The blame is being misplaced in this case. Goldberg did everything correctly and openly. It is Fisher who was working one job while looking for another behind her employer’s back. That’s often done but when discovered by a small agency dependent upon that person it will cause problems. That’s the risk the employee takes.
When Goldberg inadvertently found out about it she did the right thing. She told Fisher to tell her employer. That this even became a news story followed by an editorial makes one wonder what is the paper’s agenda when it comes to Goldberg who from all I can tell from my distance is that she is doing the job the way it should be done.
Many of us may be swayed too easily by the Globe, its columnists and editors. (Check out Farragher’s column this morning.)

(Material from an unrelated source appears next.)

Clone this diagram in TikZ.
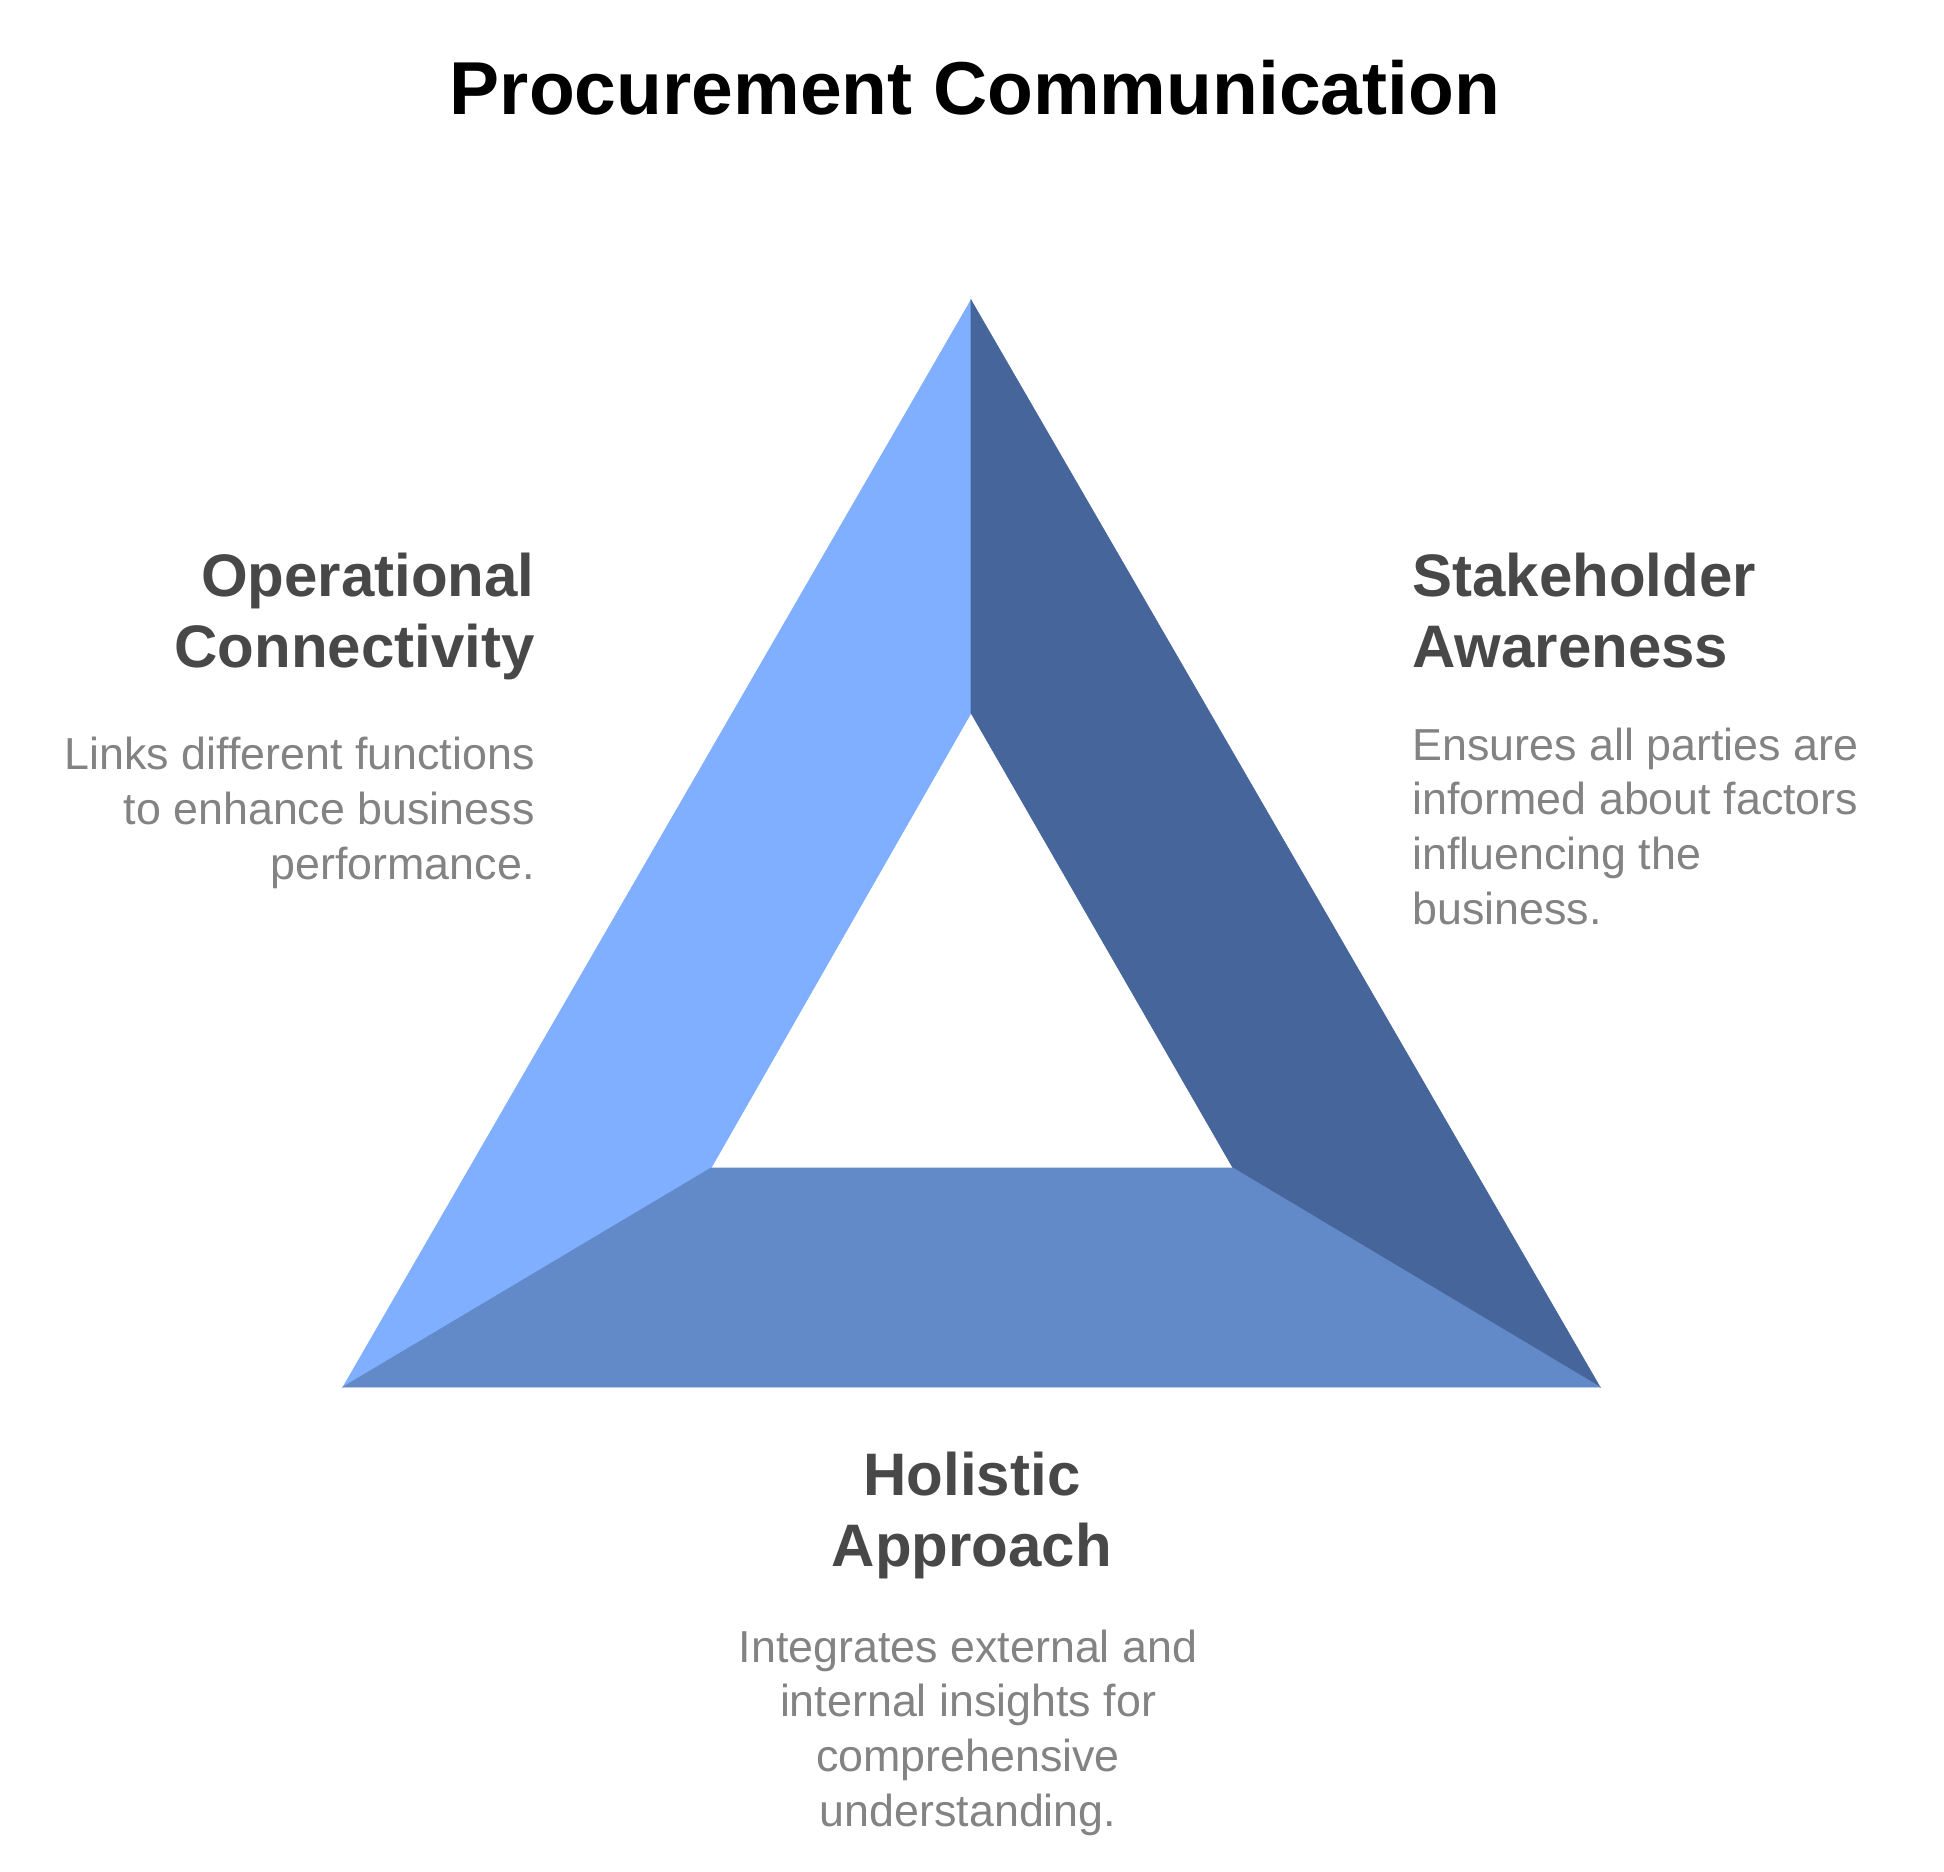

But I think this is a case in which we see a true crumb in action-in the person of Goldberg. Unfortunately, she appears to have what it takes to succeed politically in this state, and so will likely be around for some time. How sad.
GOK:
I missed the Farragher story so thanks. It is the typical Globe pile on, a story, an editorial, and a columnist, all writing about nothing. It is done to intimidate Goldberg and it is succeeding since she is afraid to stand her own ground. They have her on the run now. you may be right that Goldberg is “a crumb in action;” as I said I know little about her but in the matter at issue I don’t see what else she could have done.
I’d guess you are right about her being around a long time – she’s got all those Stop and Shop bucks behind her. I just hope she’s better than you seem to think she is.